One of the well-known Wall Street tales is that whatever happens in January is likely to be a good indication of how the rest of the year will be. In the interest of getting a better understanding of the probabilities, I studied the returns of the Standard & Poor’s 500 for the last 50 years. The results of that study give some assurance that January may point the direction for the months that follow, but the early going is by no means a guarantee of what’s to come.
Let’s start with the reality that over extended periods of time two out of three years will show positive returns. So when we look at the span from 1968 to 2017, we learn that (after excluding years that showed gains or losses less than 2%), exactly two out of three years registered significant gains. That was as expected.
More interesting is the fact that in the years when the January number was positive, three-quarters of the time the full-year result was also positive. In four of the years with an up result for January, the direction over the remainder of the year was down.

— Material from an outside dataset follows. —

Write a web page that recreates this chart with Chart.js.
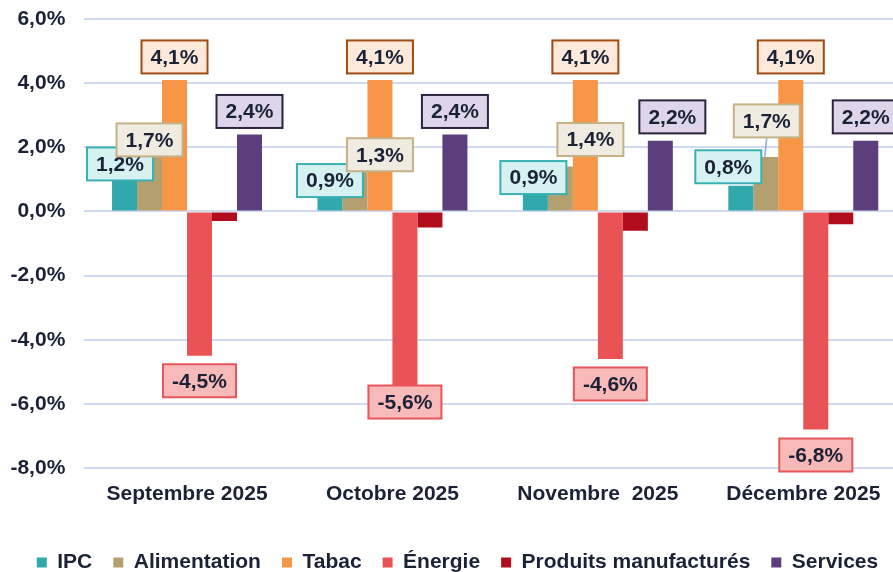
<!DOCTYPE html>
<html>
<head>
<meta charset="utf-8">
<script src="https://cdn.jsdelivr.net/npm/chart.js@4.4.0/dist/chart.umd.min.js"></script>
<style>
html, body { margin: 0; padding: 0; overflow: hidden; background: #FFFFFF; }
#wrap { width: 906px; height: 583px; }
</style>
</head>
<body>
<div id="wrap"><canvas id="inflationChart" width="906" height="583"></canvas></div>
<script>
const FONT_COLOR = '#1B2236';
const GRID_COLOR = '#CFD9F0';
const FONT_FAMILY = '"Liberation Sans", Arial, sans-serif';

// données
const months = ['Septembre 2025', 'Octobre 2025', 'Novembre  2025', 'Décembre 2025'];
const seriesNames = ['IPC', 'Alimentation', 'Tabac', 'Énergie', 'Produits manufacturés', 'Services'];
const ipc = [1.2, 0.9, 0.9, 0.8];
const alimentation = [1.7, 1.3, 1.4, 1.7];
const tabac = [4.1, 4.1, 4.1, 4.1];
const energie = [-4.5, -5.6, -4.6, -6.8];
const produits = [-0.3, -0.5, -0.6, -0.4];
const services = [2.4, 2.4, 2.2, 2.2];
const yTicks = [-8, -6, -4, -2, 0, 2, 4, 6];

// styles des séries
const barColors = ['#31A8AC', '#B4A06E', '#F79646', '#EA5355', '#B00C1C', '#5B3E7B'];
const labelFills = ['#D5F1F2', '#EFEBE1', '#FDE9DA', '#F8B9B9', null, '#DED5EA'];
const labelBorders = ['#3BB0B2', '#C4B185', '#9E4C14', '#E8555A', null, '#2D2340'];

// décalage (dx, dy) du centre de l'étiquette par rapport au bout de la barre
const labelOffsets = [
    [[-4.5, -9], [0, -2], [-2, -5], [-12.5, -19]],
    [[0, -17], [25, -15], [30, -27], [1, -36]],
    [[0, -23], [0, -23], [0, -23], [0, -23]],
    [[0, 25], [0, 11], [0, 25], [0, 25.5]],
    null,
    [[0, -23], [0, -23], [12, -24], [0, -24]]
];

function formatPct(v) {
    return v.toFixed(1).replace('.', ',') + '%';
}

const boxLabels = {
    id: 'boxLabels',
    afterDatasetsDraw(chart) {
        const ctx = chart.ctx;
        ctx.save();
        ctx.font = 'bold 21px ' + FONT_FAMILY;
        ctx.textAlign = 'center';
        ctx.textBaseline = 'middle';
        chart.data.datasets.forEach((ds, i) => {
            const offsets = labelOffsets[i];
            if (!offsets) return;
            chart.getDatasetMeta(i).data.forEach((bar, j) => {
                const text = formatPct(ds.data[j]);
                const w = Math.round(ctx.measureText(text).width + 18);
                const h = 33;
                const cx = bar.x + offsets[j][0];
                const cy = bar.y + offsets[j][1];
                // ligne de rappel quand l'étiquette est éloignée
                if (ds.data[j] > 0 && bar.y - (cy + h / 2) > 15) {
                    ctx.beginPath();
                    ctx.moveTo(cx, cy + h / 2);
                    ctx.lineTo(bar.x - 1, bar.y);
                    ctx.strokeStyle = '#8EAADB';
                    ctx.lineWidth = 1.5;
                    ctx.stroke();
                }
                ctx.fillStyle = labelFills[i];
                ctx.fillRect(cx - w / 2, cy - h / 2, w, h);
                ctx.lineWidth = 2;
                ctx.strokeStyle = labelBorders[i];
                ctx.strokeRect(cx - w / 2, cy - h / 2, w, h);
                ctx.fillStyle = FONT_COLOR;
                ctx.fillText(text, cx, cy + 1);
            });
        });
        ctx.restore();
    }
};

const seriesValues = [ipc, alimentation, tabac, energie, produits, services];

new Chart(document.getElementById('inflationChart'), {
    type: 'bar',
    data: {
        labels: months,
        datasets: seriesNames.map((name, i) => ({
            label: name,
            data: seriesValues[i],
            backgroundColor: barColors[i],
            borderWidth: 0,
            categoryPercentage: 0.73,
            barPercentage: 1
        }))
    },
    options: {
        responsive: false,
        animation: false,
        layout: { padding: { top: 8, left: 9, right: 0, bottom: 0 } },
        scales: {
            x: {
                grid: { display: false },
                border: { display: false },
                ticks: {
                    color: FONT_COLOR,
                    padding: 6,
                    font: { family: FONT_FAMILY, size: 21, weight: 'bold' }
                },
                afterFit: s => { s.height = 63; }
            },
            y: {
                min: -8,
                max: 6,
                afterBuildTicks: axis => { axis.ticks = yTicks.map(v => ({ value: v })); },
                grid: { color: GRID_COLOR, lineWidth: 2, drawTicks: false },
                border: { display: false },
                ticks: {
                    color: FONT_COLOR,
                    padding: 19,
                    font: { family: FONT_FAMILY, size: 21, weight: 'bold' },
                    callback: v => formatPct(v)
                },
                afterFit: s => {
                    s.width = 75.3;
                    s.paddingTop = 19;
                    s.paddingBottom = 19;
                }
            }
        },
        plugins: {
            legend: {
                position: 'bottom',
                labels: {
                    color: FONT_COLOR,
                    boxWidth: 10,
                    boxHeight: 10,
                    padding: 21,
                    font: { family: FONT_FAMILY, size: 21, weight: 'bold' }
                }
            },
            tooltip: { enabled: false },
            title: { display: false }
        }
    },
    plugins: [boxLabels]
});
</script>
</body>
</html>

At this point, one is tempted to buy in to the reliability of the January indicator. I suggest that investors take that thought with a grain of salt. What muddies the waters were the findings of the last 10 years, a decade when January’s net pointed the wrong direction four times, most recently in 2016 and 2014.
Beyond the note that may be struck in the opening stanza, there are several realities ahead. One is that it’s quite likely that the new year will bring with it much more volatility than we’ve recently experienced. 2017 was a year of unusually steady and well above average gains. In almost every year, there has been an interim correction of 10% or so sometime along the way.
What’s more, there will be increasing headwinds along the way as the Fed continues its program of raising short-term interest rates. At latest check, three more notches up appeared to be on the agenda for the quarters ahead.
Then there’s the one-time benefit from reduced corporate tax rates. From a naïve vantage point, one can assume that an 8-10% gain in net income would be reflected in a similar advance in stock prices. To some extent the gain is illusory since there is no change in pretax profits. In reality, it’s an accounting change that may have meaningful impact by enabling companies to use the additional cash flow to accelerate future growth. In and of itself, though, the advance is not one that should stimulate a proportionate increase in stock prices.
Indeed, in the aftermath of an unusually strong market advance, in which valuations have been stretched toward the upper end of the historical range, one would be better advised to dial down expectations. Viewed against the continuum of past years’ results and valuations, a better bet (and hope) would see 2018 gains in the low single digits.